The case for Frontier
Frontier, of course, is the teardown. The cable, internet, and phone company has lost subscribers in every quarter since it bought Verizon's wireline business in California, Texas, and Florida (CTF) in April 2016.
The company paid $10.54 billion for approximately 3.3 million voice connections, 2.1 million broadband connections, and 1.2 million cable subscribers. That move was supposed to give Frontier the scale it needed so it could have the operational synergies required to compete with the big boys.
On the plus side, the deal did allow the company to cut its expenses, with over $1 billion of $1.4 billion in savings already realized. The problem is that Frontier keeps getting smaller. As of the close of Q3, it had lost about 600,000 customers over a 9 month period year-to-date. That's a significant number for a company that closed Q3 with only 4.95 million total customers.
Frontier has also been losing money. It lost $1.19 per share in Q3, and has lost $12.07 per share through three quarters, though that does include some one-time charges.
Steady losses have forced the company to slash its dividend in an effort to preserve cash. It has also had to reverse-split its to stock to maintain its listing.
None of that make the stock a buy, unless you look at it and see potential. Pay-television may be a shrinking business, but selling internet service is a good neighborhood to be in. CEO Dan McCarthy certainly thinks so.
The case for T-Mobile
T-Mobile is the house that has already been fully renovated, complete with top-tier finishes, really nice appliances, and touches that are modern, but not so modern as to be off-putting. The company has undergone a complete rebirth since branding itself "the Un-carrier" in late 2012, and has posted 18 straight quarters where it added at least 1 million subscribers.
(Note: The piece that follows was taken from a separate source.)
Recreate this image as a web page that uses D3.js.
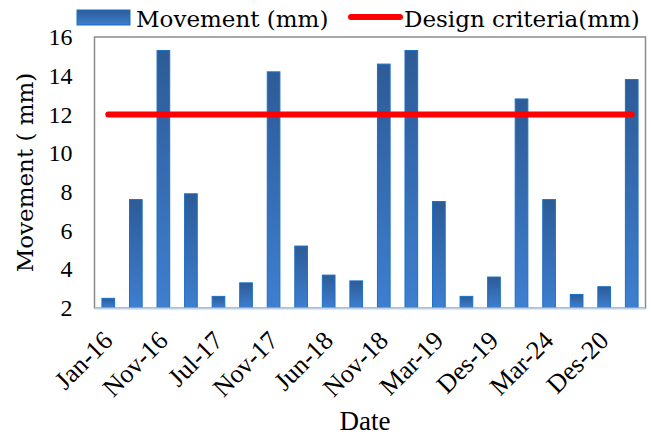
<!DOCTYPE html>
<html>
<head>
<meta charset="utf-8">
<script src="https://cdn.jsdelivr.net/npm/d3@7"></script>
<style>
  body { margin: 0; background: #fff; }
  svg { display: block; }
</style>
</head>
<body>
<svg id="chart"></svg>
<script>
// readings, one bar per survey
let movement = [2.5, 7.6, 15.3, 7.9, 2.6, 3.3, 14.2, 5.2, 3.7, 3.4, 14.6, 15.3, 7.5, 2.6, 3.6, 12.8, 7.6, 2.7, 3.1, 13.8];
let criteria = 12;
// only every other survey gets a date label
let dateLabels = ["Jan-16", "Nov-16", "Jul-17", "Nov-17", "Jun-18", "Nov-18", "Mar-19", "Des-19", "Mar-24", "Des-20"];
let yTicks = [2, 4, 6, 8, 10, 12, 14, 16];

let w = 651, h = 436;
let plotLeft = 94.5, plotRight = 645.5, plotTop = 37, plotBottom = 308;
let serif = "'DejaVu Serif', serif";
let times = "'Liberation Serif', 'Times New Roman', serif";

let svg = d3.select('#chart').attr('width', w).attr('height', h);

let defs = svg.append('defs');
let grad = defs.append('linearGradient')
    .attr('id', 'barFill')
    .attr('x1', 0).attr('y1', 0).attr('x2', 0).attr('y2', 1);
grad.append('stop').attr('offset', '0%').attr('stop-color', '#2d5b97');
grad.append('stop').attr('offset', '100%').attr('stop-color', '#3e7fd0');

let xScale = d3.scaleBand()
    .domain(d3.range(movement.length))
    .range([plotLeft, plotRight])
    .paddingInner(0.54)
    .paddingOuter(0.27);

let yScale = d3.scaleLinear()
    .domain([2, 16])
    .range([plotBottom, plotTop]);

// plot frame
svg.append('rect')
    .attr('x', plotLeft).attr('y', plotTop)
    .attr('width', plotRight - plotLeft).attr('height', plotBottom - plotTop)
    .attr('fill', 'none')
    .attr('stroke', '#8c8c8c')
    .attr('stroke-width', 1.5);

// bars
svg.selectAll('rect.bar')
    .data(movement)
    .enter()
    .append('rect')
    .attr('class', 'bar')
    .attr('x', (d, i) => xScale(i))
    .attr('y', d => yScale(d))
    .attr('width', xScale.bandwidth())
    .attr('height', d => plotBottom - yScale(d))
    .attr('fill', 'url(#barFill)')
    .attr('stroke', '#1b70c4')
    .attr('stroke-width', 1);

// bottom axis line
svg.append('line')
    .attr('x1', plotLeft).attr('x2', plotRight)
    .attr('y1', plotBottom + 0.5).attr('y2', plotBottom + 0.5)
    .attr('stroke', '#bcd0e8')
    .attr('stroke-width', 2);

// design criteria line
let half = xScale.bandwidth() / 2;
svg.append('line')
    .attr('x1', xScale(0) + half)
    .attr('x2', xScale(movement.length - 1) + half)
    .attr('y1', yScale(criteria))
    .attr('y2', yScale(criteria))
    .attr('stroke', '#ff0000')
    .attr('stroke-width', 6)
    .attr('stroke-linecap', 'round');

// y axis
let yAxis = d3.axisLeft(yScale)
    .tickValues(yTicks)
    .tickSize(0)
    .tickPadding(22);
let yG = svg.append('g')
    .attr('transform', 'translate(' + plotLeft + ',0)')
    .call(yAxis);
yG.select('.domain').remove();
yG.selectAll('text')
    .attr('font-family', times)
    .attr('font-size', 24)
    .attr('fill', '#000');

// x axis, labels on every other bar
let xAxis = d3.axisBottom(xScale)
    .tickValues(dateLabels.map((d, i) => i * 2))
    .tickFormat(i => dateLabels[i / 2])
    .tickSize(0);
let xG = svg.append('g')
    .attr('transform', 'translate(0,' + plotBottom + ')')
    .call(xAxis);
xG.select('.domain').remove();
xG.selectAll('text')
    .attr('font-family', times)
    .attr('font-size', 26)
    .attr('fill', '#000')
    .attr('text-anchor', 'end')
    .attr('dy', 0)
    .attr('y', 0)
    .attr('transform', 'translate(6,34) rotate(-45)');

// axis titles
svg.append('text')
    .attr('transform', 'translate(33,' + ((plotTop + plotBottom) / 2) + ') rotate(-90)')
    .attr('text-anchor', 'middle')
    .attr('font-family', serif)
    .attr('font-size', 23)
    .text('Movement ( mm)');

svg.append('text')
    .attr('x', 365)
    .attr('y', 430)
    .attr('text-anchor', 'middle')
    .attr('font-family', times)
    .attr('font-size', 27)
    .text('Date');

// legend
let legend = svg.append('g');
legend.append('rect')
    .attr('x', 77).attr('y', 10)
    .attr('width', 53).attr('height', 15)
    .attr('fill', 'url(#barFill)')
    .attr('stroke', '#1b70c4');
legend.append('text')
    .attr('x', 136).attr('y', 27)
    .attr('font-family', serif)
    .attr('font-size', 23)
    .text('Movement (mm)');
legend.append('line')
    .attr('x1', 351).attr('x2', 400)
    .attr('y1', 17).attr('y2', 17)
    .attr('stroke', '#ff0000')
    .attr('stroke-width', 6)
    .attr('stroke-linecap', 'round');
legend.append('text')
    .attr('x', 404).attr('y', 27)
    .attr('font-family', serif)
    .attr('font-size', 23)
    .text('Design criteria(mm)');
</script>
</body>
</html>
This is a company that has been steadily rising while taking share from its rivals. It has also dramatically improved its network. even taking first place on some (but not all) of the generally accepted studies that rate network quality.
T-Mobile is in great shape, and the only concern for investors is how much room it still has to grow. That seems like a small concern for a company that has steadily innovated and been able to stay ahead of its rivals. Still, sometimes being the nicest house on the block does make it hard to sell for what a home is actually worth.
Which is a better buy?
In stocks, as in houses, getting a deal on a fixer-upper comes with more risk, but also more possibility for reward. The problem is that if your house has termites, mold, an ancient curse, or it was the scene of a highly publicized murder, no amount of rehab can ever bring it back to a point where you get your money back.
Frontier may not be there, but it's in bad shape, and its future is less than secure. T-Mobile shares have already steadily climbed for the past five years, and while growth may slow at some point, the company should keep growing.
T-Mobile is a better buy because it has upside, a track record, and far less risk. Frontier has the potential of being a grand slam if McCarthy can get it to a financially stable point. That's just not very likely, and the potential reward is not worth the real risk of the company going to zero.